MREA and other organizations representing school districts and administrators and educators voiced concerns and recommended the committee wait on mandating a rating system and allow MDE time to complete a dashboard

Purpose

Both the dashboard and five-star system will allow parents to compare schools.  The question is which will serve Minnesota’s families and educators better going forward.

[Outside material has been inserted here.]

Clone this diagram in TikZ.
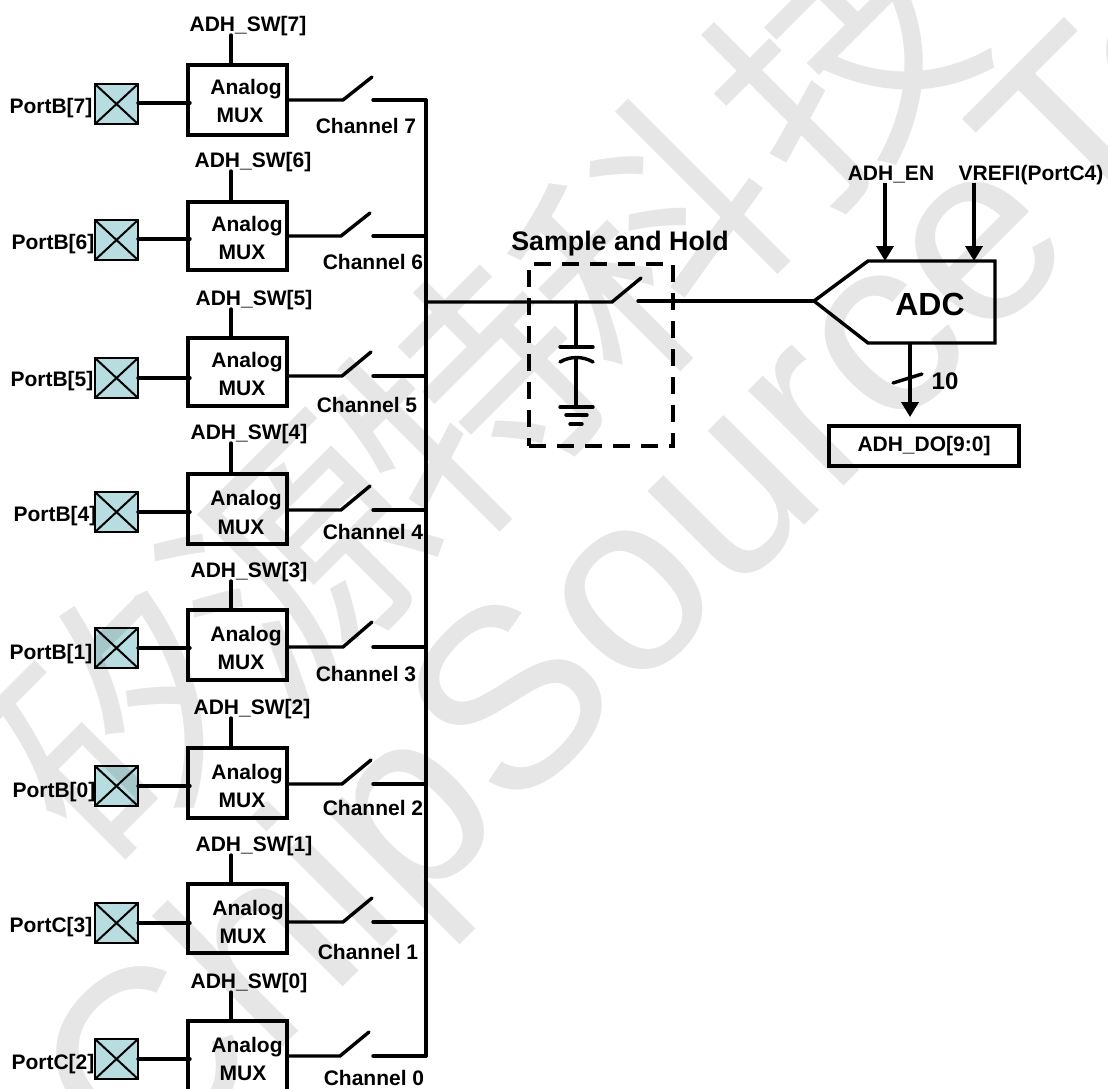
\documentclass[tikz,border=0pt]{standalone}
\usepackage{fontspec}
\setmainfont{Liberation Sans}
\newfontfamily\cjkwm{Noto Sans CJK SC}
\usetikzlibrary{arrows.meta}
\definecolor{padfill}{HTML}{B7DDE0}
\definecolor{wmark}{HTML}{E6E6E6}
\tikzset{
  lbl/.style={font=\fontsize{21}{21}\selectfont\bfseries,inner sep=0pt,outer sep=0pt,anchor=center,yshift=-2pt},
  muxbox/.style={draw,line width=3.4pt,inner sep=0,outer sep=0,anchor=north west,minimum width=99pt},
  padbox/.style={draw,line width=2pt,fill=padfill,inner sep=0,outer sep=0,anchor=north west,minimum width=43pt,minimum height=40pt},
  wire/.style={line width=3.4pt,line cap=round},
  thinwire/.style={line width=2pt},
  arrowwire/.style={line width=3.6pt,-{Triangle[length=15pt,width=17pt]}},
  wmc/.style={text=wmark,inner sep=0,font=\cjkwm\fontsize{250}{250}\selectfont,rotate=45},
  wml/.style={text=wmark,inner sep=0,font=\fontsize{255}{255}\selectfont,rotate=45,anchor=base west},
}
\begin{document}
\begin{tikzpicture}[x=1pt,y=-1pt]
\clip (0,0) rectangle (1108,1088);
\fill[white] (0,0) rectangle (1108,1088);
% rows: i/port/top/height/padtop/inY/outY/armx/army/swx/swy/ptx/pty/ax/ay/mx/my/chx/chy/chan
\foreach \i/\port/\tp/\mh/\pad/\iny/\outy/\armx/\army/\swx/\swy/\ptx/\pty/\ax/\ay/\mx/\my/\chx/\chy/\chn in {
 7/PortB[7]/65/70/84/103/100/372/77/248/24/51/106/246/87/240/113/366/124/7,
 6/PortB[6]/202/68/220/239/236/370/213/253/160/53/242/247/224/242/250/373/260/6,
 5/PortB[5]/338/68/358/378/376/371/352/254/298/52/379/247/360/242/386/367/403/5,
 4/PortB[4]/474/70/492/512/510/370/486/249/432/55/514/246/498/241/525/373/530/4,
 3/PortB[1]/610/70/628/648/647/372/622/249/570/51/652/246/634/241/660/366/672/3,
 2/PortB[0]/748/70/766/786/784/371/760/252/707/54/790/247/772/242/798/373/806/2,
 1/PortC[3]/884/69/903/923/922/372/898/254/844/51/925/248/908/243/934/368/950/1,
 0/PortC[2]/1021/80/1039/1059/1056/369/1032/249/981/53/1062/247/1045/243/1071/374/1076/0}{
  \node[muxbox,minimum height=\mh pt] (mux\i) at (188,\tp) {};
  \node[padbox] (pad\i) at (95,\pad) {};
  \draw[thinwire] (pad\i.north west) -- (pad\i.south east);
  \draw[thinwire] (pad\i.north east) -- (pad\i.south west);
  \node[lbl] (sw\i) at (\swx,\swy) {ADH\_SW[\i]};
  \node[lbl] (port\i) at (\ptx,\pty) {\port};
  \node[lbl] (an\i) at (\ax,\ay) {Analog};
  \node[lbl] (mu\i) at (\mx,\my) {MUX};
  \node[lbl] (ch\i) at (\chx,\chy) {Channel \chn};
  \coordinate (swt\i) at (231,\swy+11);
  \coordinate (muxt\i) at (231,\tp);
  \coordinate (padout\i) at (138,\iny);
  \coordinate (muxin\i) at (190,\iny);
  \coordinate (muxout\i) at (287,\outy);
  \coordinate (hinge\i) at (\armx-29,\outy);
  \coordinate (tip\i) at (\armx,\army);
  \coordinate (cont\i) at (373,\outy);
  \coordinate (bus\i) at (426,\outy);
  \draw[wire] (swt\i) -- (muxt\i);
  \draw[wire] (padout\i) -- (muxin\i);
  \draw[wire] (muxout\i) -- (hinge\i) -- (tip\i);
  \draw[wire] (cont\i) -- (bus\i);
}
\draw[wire] (bus7) -- (bus0);
% sample and hold
\node[lbl,font=\fontsize{26.8}{27}\selectfont\bfseries] (sh) at (620,242) {Sample and Hold};
\coordinate (shn) at (426,302);
\coordinate (shh) at (612,302);
\coordinate (sht) at (641,278);
\coordinate (shc) at (638,301);
\coordinate (adctip) at (814,301);
\coordinate (capt) at (576,302);
\coordinate (capa) at (576,347);
\coordinate (capb) at (576,358);
\coordinate (gnd) at (576,407);
\draw[wire] (shn) -- (shh) -- (sht);
\draw[wire] (shc) -- (adctip);
\draw[wire] (capt) -- (capa);
\draw[wire] (capb) -- (gnd);
\draw[wire] (560,347) -- (593,347);
\draw[wire] (560,362) .. controls (570,356) and (583,356) .. (593,362);
\draw[wire] (560,407) -- (593,407);
\draw[wire] (566,415) -- (587,415);
\draw[wire] (570,424) -- (582,424);
\node[draw,dash pattern=on 17pt off 11pt,line width=4pt,inner sep=0,outer sep=0,anchor=north west,minimum width=144pt,minimum height=182pt] (shbox) at (529,264) {};
% ADC
\coordinate (adctl) at (868,261);
\coordinate (adctr) at (995,261);
\coordinate (adcbr) at (995,343);
\coordinate (adcbl) at (868,343);
\draw[wire,line join=miter] (adctip) -- (adctl) -- (adctr) -- (adcbr) -- (adcbl) -- (adctip);
\node[lbl,font=\fontsize{32}{32}\selectfont\bfseries,yshift=2pt] (adc) at (930,304) {ADC};
\node[lbl] (en) at (891,173) {ADH\_EN};
\node[lbl] (vref) at (1031,173) {VREFI(PortC4)};
\coordinate (ens) at (885,183);
\coordinate (ene) at (885,261);
\coordinate (vrs) at (974,183);
\coordinate (vre) at (974,261);
\draw[arrowwire] (ens) -- (ene);
\draw[arrowwire] (vrs) -- (vre);
\node[draw,line width=3.4pt,inner sep=0,outer sep=0,minimum width=190pt,minimum height=40pt,anchor=north west,font=\fontsize{21}{21}\selectfont\bfseries] (do) at (829,426) {ADH\_DO[9:0]};
\coordinate (adco) at (910,343);
\coordinate (doin) at (910,417);
\draw[arrowwire] (adco) -- (doin);
\coordinate (sla) at (893,383);
\coordinate (slb) at (922,374);
\draw[wire] (sla) -- (slb);
\node[lbl,font=\fontsize{24}{24}\selectfont\bfseries,yshift=2pt] (ten) at (945,381) {10};
% watermark, laid over the drawing
\begin{scope}[blend mode=multiply]
\node[wmc] (w1) at (120,720) {矽};
\node[wmc] (w2) at (300,560) {源};
\node[wmc] (w3) at (470,400) {特};
\node[wmc] (w4) at (650,240) {科};
\node[wmc] (w5) at (840,60) {技};
\node[wml] (w6) at (140,1190) {ChipSourceTek};
\end{scope}
\end{tikzpicture}
\end{document}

If simplicity is the only goal of an information system, then the five-star system wins hands down. But that simplicity compromises the final product:

  • Combining six or more calculations into one score loses all transparency in the process. This was the issue with MMR; no one could explain exactly why one school rated higher than another.
  • Parents and educators have diverse interests in information, and a dashboard gives them access more quickly to data they may want.
  • ESSA’s major change from NCLB is to raise the questions: What is a well-rounded education and how is it measured? A dashboard can accommodate additional buttons as these measures are developed.  A five-star is locked in.  To change its factors makes trend data meaningless.
  • A star rating system using primarily MCA measures of reading and math achievement will cause Minnesota schools to double down on reading and math MCA prep. The nation has had a dozen years of this behavior. This will take Minnesota schools away from considerations of a well rounded education and back to over-reliance on single-day test scores.  Learn more

HF3315 was referred from to the House Education Finance Committee.  The Senate E-12 Policy Committee will take up its policy bill SF3086 Thursday at 3 pm.  This critical choice of systems to provide information on schools will likely be on the Senate agenda as well.